When a Sheriff's Sale takes place, the winning bidder usually deposits 20% of the purchase price and has 30-days to come up with the remaining balance.

Some of the various permutations that occur in these instances are described above and below.

How Long Will You Have to Move After a Sheriff's Sale - The Eviction Process

Every case is unique.  But, you can expect 3-6 months as a general rule of thumb.  It takes at least 30-days in most cases for a Sheriff's Deed to be issued and it can take 60+ days in some instances.  Although the successful bidder technically only has 30-days from putting down their 20% deposit to come up with the strike price, in practice the Sheriff's Office often provides extra time for them to do so, and the Servicer/Lender may opt not to schedule a new sale if they think the third-party bidder will come through.  

Once the Sheriff's Deed is issued to the new owner and title changes hands, the new owner must institute eviction proceedings.  They do this by applying for a Writ of Possession.  The new owner submits the paperwork to the Foreclosure Office in Trenton, which includes a $50 filing fee and a certification.

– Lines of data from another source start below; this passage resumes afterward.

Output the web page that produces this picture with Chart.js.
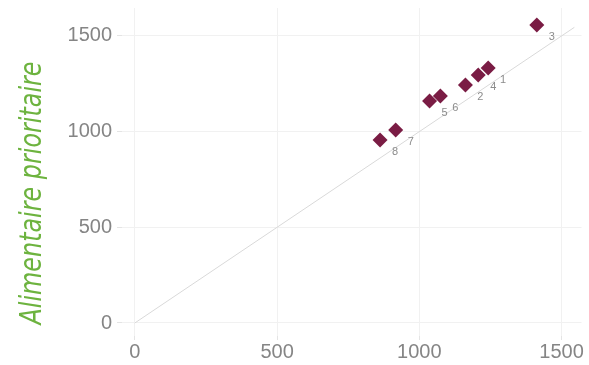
<!DOCTYPE html>
<html>
<head>
<meta charset="utf-8">
<script src="https://cdn.jsdelivr.net/npm/chart.js@4"></script>
<style>
html,body{margin:0;padding:0;background:#fff;}
#wrap{width:589px;height:365px;position:relative;}
</style>
</head>
<body>
<div id="wrap"><canvas id="c" width="589" height="365"></canvas></div>
<script>
const pointLabels = ['1','2','3','4','5','6','7','8'];
const xValues = [1242, 1162, 1413, 1207, 1036, 1074, 917, 862];
const yValues = [1333, 1244, 1557, 1296, 1160, 1186, 1009, 956];
const diagonalEnds = [0, 1545];
const tickValues = [0, 500, 1000, 1500];
const yTitle = 'Alimentaire prioritaire';

const points = xValues.map((x, i) => ({x: x, y: yValues[i]}));
const diag = diagonalEnds.map(v => ({x: v, y: v}));

const labelPlugin = {
  id: 'labels',
  afterDatasetsDraw(chart) {
    const ctx = chart.ctx;
    const xs = chart.scales.x, ys = chart.scales.y;
    ctx.save();
    ctx.fillStyle = '#8c8c8c';
    ctx.font = '11px "Liberation Sans", Arial, sans-serif';
    ctx.textAlign = 'center';
    ctx.textBaseline = 'middle';
    points.forEach((p, i) => {
      ctx.fillText(pointLabels[i], xs.getPixelForValue(p.x) + 15, ys.getPixelForValue(p.y) + 12);
    });
    ctx.restore();
  }
};

const titlePlugin = {
  id: 'ytitle',
  afterDraw(chart) {
    const ctx = chart.ctx;
    ctx.save();
    ctx.fillStyle = '#6db33f';
    ctx.font = 'italic 30px "Liberation Sans Narrow", "DejaVu Sans Condensed", sans-serif';
    ctx.textAlign = 'center';
    ctx.textBaseline = 'middle';
    const w = ctx.measureText(yTitle).width;
    const target = 263;
    ctx.translate(33, 193);
    ctx.rotate(-Math.PI / 2);
    ctx.scale(target / w, 1);
    ctx.fillText(yTitle, 0, 0);
    ctx.restore();
  }
};

const fixTicks = (scale) => { scale.ticks = tickValues.map(v => ({value: v})); };
const plain = (v) => String(v);

new Chart(document.getElementById('c'), {
  type: 'scatter',
  data: {
    datasets: [
      {
        type: 'line',
        data: diag,
        borderColor: '#d9d9d9',
        borderWidth: 1,
        pointRadius: 0,
        fill: false,
        order: 2
      },
      {
        data: points,
        pointStyle: 'rectRot',
        pointRadius: 7.5,
        pointHoverRadius: 7.5,
        backgroundColor: '#7a1c44',
        borderColor: '#7a1c44',
        borderWidth: 0,
        order: 1
      }
    ]
  },
  options: {
    responsive: false,
    animation: false,
    events: [],
    layout: {padding: {top: 8, right: 4, left: 0, bottom: 0}},
    plugins: {legend: {display: false}, tooltip: {enabled: false}},
    scales: {
      x: {
        type: 'linear',
        min: -45,
        max: 1570,
        afterBuildTicks: fixTicks,
        afterFit: (s) => { s.height = 29; s.paddingLeft = 0; s.paddingRight = 0; },
        border: {display: false},
        grid: {color: '#f1f1f1', tickLength: 4, tickColor: '#e4e4e4'},
        ticks: {callback: plain, color: '#858585', padding: 0, font: {size: 20, family: '"Liberation Sans", Arial, sans-serif'}, maxRotation: 0}
      },
      y: {
        type: 'linear',
        min: -68,
        max: 1646,
        afterBuildTicks: fixTicks,
        afterFit: (s) => { s.width = 122; s.paddingTop = 0; s.paddingBottom = 0; },
        border: {display: false},
        grid: {color: '#f1f1f1', tickLength: 5, tickColor: '#e4e4e4'},
        ticks: {callback: plain, color: '#858585', padding: 5, font: {size: 20, family: '"Liberation Sans", Arial, sans-serif'}}
      }
    }
  },
  plugins: [labelPlugin, titlePlugin]
});
</script>
</body>
</html>
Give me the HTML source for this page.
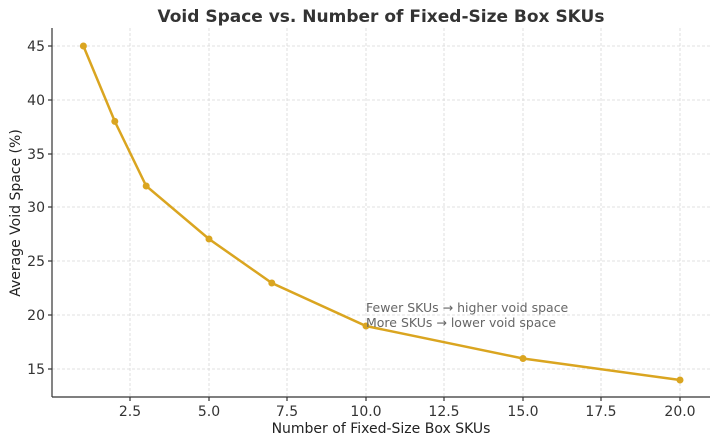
<!DOCTYPE html>
<html><head><meta charset="utf-8"><style>body{margin:0;background:#fff}svg{display:block;font-family:"DejaVu Sans","Liberation Sans",sans-serif}</style></head><body>
<svg width="720" height="444" viewBox="0 0 720 444">
<text x="381" y="22" text-anchor="middle" font-size="17" font-weight="bold" fill="#333">Void Space vs. Number of Fixed-Size Box SKUs</text>
<g stroke="#d8d8d8" stroke-width="0.8" stroke-dasharray="3,2">
<line x1="130" y1="28" x2="130" y2="397"/><line x1="209" y1="28" x2="209" y2="397"/><line x1="287" y1="28" x2="287" y2="397"/><line x1="366" y1="28" x2="366" y2="397"/><line x1="444" y1="28" x2="444" y2="397"/><line x1="523" y1="28" x2="523" y2="397"/><line x1="601" y1="28" x2="601" y2="397"/><line x1="680" y1="28" x2="680" y2="397"/>
<line x1="52" y1="369" x2="710" y2="369"/><line x1="52" y1="315" x2="710" y2="315"/><line x1="52" y1="261" x2="710" y2="261"/><line x1="52" y1="207" x2="710" y2="207"/><line x1="52" y1="154" x2="710" y2="154"/><line x1="52" y1="100" x2="710" y2="100"/><line x1="52" y1="46" x2="710" y2="46"/>
</g>
<g stroke="#333" stroke-width="1.2">
<line x1="52" y1="28" x2="52" y2="397"/><line x1="52" y1="397" x2="710" y2="397"/>
<line x1="130" y1="397" x2="130" y2="401"/><line x1="209" y1="397" x2="209" y2="401"/><line x1="287" y1="397" x2="287" y2="401"/><line x1="366" y1="397" x2="366" y2="401"/><line x1="444" y1="397" x2="444" y2="401"/><line x1="523" y1="397" x2="523" y2="401"/><line x1="601" y1="397" x2="601" y2="401"/><line x1="680" y1="397" x2="680" y2="401"/>
<line x1="48" y1="369" x2="52" y2="369"/><line x1="48" y1="315" x2="52" y2="315"/><line x1="48" y1="261" x2="52" y2="261"/><line x1="48" y1="207" x2="52" y2="207"/><line x1="48" y1="154" x2="52" y2="154"/><line x1="48" y1="100" x2="52" y2="100"/><line x1="48" y1="46" x2="52" y2="46"/>
</g>
<g font-size="14" fill="#333" text-anchor="middle">
<text x="130" y="416">2.5</text><text x="209" y="416">5.0</text><text x="287" y="416">7.5</text><text x="366" y="416">10.0</text><text x="444" y="416">12.5</text><text x="523" y="416">15.0</text><text x="601" y="416">17.5</text><text x="680" y="416">20.0</text>
</g>
<g font-size="14" fill="#333" text-anchor="end">
<text x="45" y="374">15</text><text x="45" y="320">20</text><text x="45" y="266">25</text><text x="45" y="212">30</text><text x="45" y="159">35</text><text x="45" y="105">40</text><text x="45" y="51">45</text>
</g>
<text x="381" y="433" text-anchor="middle" font-size="14" fill="#222">Number of Fixed-Size Box SKUs</text>
<text transform="translate(20,213) rotate(-90)" text-anchor="middle" font-size="14" fill="#222">Average Void Space (%)</text>
<polyline fill="none" stroke="#DAA520" stroke-width="2.5" points="83.4,46 114.8,121.4 146.2,186 209,239 271.8,283 366,326 523,358.5 680,380"/>
<g fill="#DAA520">
<circle cx="83.4" cy="46" r="3.5"/><circle cx="114.8" cy="121.4" r="3.5"/><circle cx="146.2" cy="186" r="3.5"/><circle cx="209" cy="239" r="3.5"/><circle cx="271.8" cy="283" r="3.5"/><circle cx="366" cy="326" r="3.5"/><circle cx="523" cy="358.5" r="3.5"/><circle cx="680" cy="380" r="3.5"/>
</g>
<g font-size="12.5" fill="#666">
<text x="366" y="312">Fewer SKUs → higher void space</text>
<text x="366" y="327">More SKUs → lower void space</text>
</g>
</svg>
</body></html>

During this period, you can object to the Sheriff's Sale for any number of reasons and even file a "Motion to Vacate Sheriff's Sale." 

While these are rarely granted, in appropriate cases they may be successful, and in many other instances may be a worthwhile means of communicating to the judge the reasons why you have been mistreated and deserve special judicial consideration of your other grounds for relief and communicating to the new owner that you wish to remain in the property and will put up a fight to do so.

Once a Writ of Possession is issued, it remains valid for three (3) months or 120-days.  During this time, you can expect the new owner to take steps to remove you from the property.  This is the time for communication and not evasion, and if you feel uncomfortable undertaking the negotiations, it is a good idea to have experienced foreclosure defense counsel in your corner during this stage, even if that is all you hire them for.